Other Radiographic and Laboratory Features: Radiolucent stones may have rims or centers of opacity representing calcification. Pigment stones and partially calcified radiolucent stones do not respond to chenodiol. Subtle calcification can sometimes be detected in flat film X-rays, if not obvious in the oral cholecystogram. Among nonfloatable stones, cholesterol stones are more apt than pigment stones to be smooth surfaced, less than 0.5 cm in diameter, and to occur in numbers less than 10. As stone size number and volume increase, the probability of dissolution within 24 months decreases. Hemolytic disorders, chronic alcoholism, biliary cirrhosis and bacterial invasion of the biliary system predispose to pigment gallstone formation. Pigment stones of primary biliary cirrhosis should be suspected in patients with elevated alkaline phosphates, especially if positive anti-mitochondrial antibodies are present. The presence of microscopic cholesterol crystals in aspirated gallbladder bile, and demonstration of cholesterol super saturation by bile lipid analysis increase the likelihood that the stones are cholesterol stones.
PATIENT SELECTION
Evaluation of Surgical Risk; Surgery offers the advantage of immediate and permanent stone removal, but carries a fairly high risk. In some patients. About 5% of cholecystectomized patients have residual symptoms or retained common duct stones. The spectrum to surgical risk varies as a function of age and the presence of disease other than cholelithiasis. Selected tabulation of results from the National Halothane Study (JAMA, 1968, 197:775-778) is shown below: the study included 27,600 cholecystectomies.
| Low Risk Patients* | Cholecystectomy | Cholecystectomy & Common Duct Exploration |
| Women | 0-49 yrs | 1/1851 | 1/469 |
| 50-69 yrs | 1/357 | 1/99 |
| Men | 0-49 yrs | 1/981 | 1/243 |
| 50-69 yrs | 1/185 | 1/52 |
| High Risk Patients** | |
| Women | 0-49 yrs | 1/79 | 1/21 |
| 50-69 yrs | 1/56 | 1/17 |
| Men | 0-49 yrs | 1/41 | 1/11 |
| 50-69 yrs | 1/30 | 1/9 |
| * Includes those with good health or moderate systemic disease, with or without emergency surgery. ** Severe or extreme systemic disease, with or with-out emergency surgery. |
Women in good health, or having only moderate systemic disease, under 49 years of age have the lowest rate (0.054%); men in all categories have a surgical mortality rate twice that of women; common duct exploration quadruples the rates in all categories; the rates rise with each decade of life and increase tenfold or more in all categories with severe or extreme systemic disease.

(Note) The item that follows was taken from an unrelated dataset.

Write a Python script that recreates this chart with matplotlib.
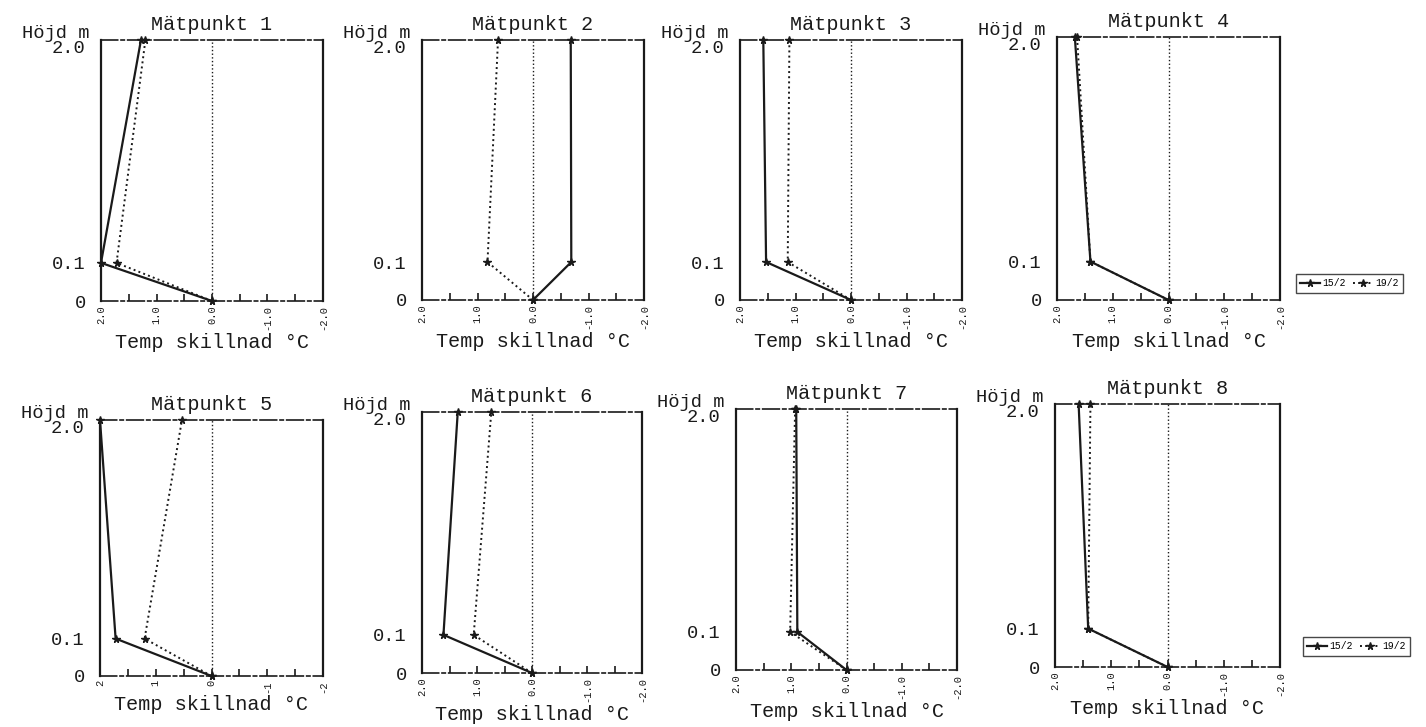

Relatively young patients requiring treatment might be better treated by surgery than with Chenodiol, because treatment with chenodiol, even if successful, is associated with a high rate of recurrence, The long-term consequences of repeated courses of chenodiol in terms of liver toxicity, neoplasia and elevated cholesterol levels are not know.
Watchful waiting has the advantage that no therapy may ever be required. For patients with silent or minimally symptomatic stones, the rate of moderate to severe symptoms or gallstone complications is estimated to be between 2% and 6% per year, leading to a cumulative rate of 7% and 27%in five years. Presumably the rate is higher for patients already having symptoms.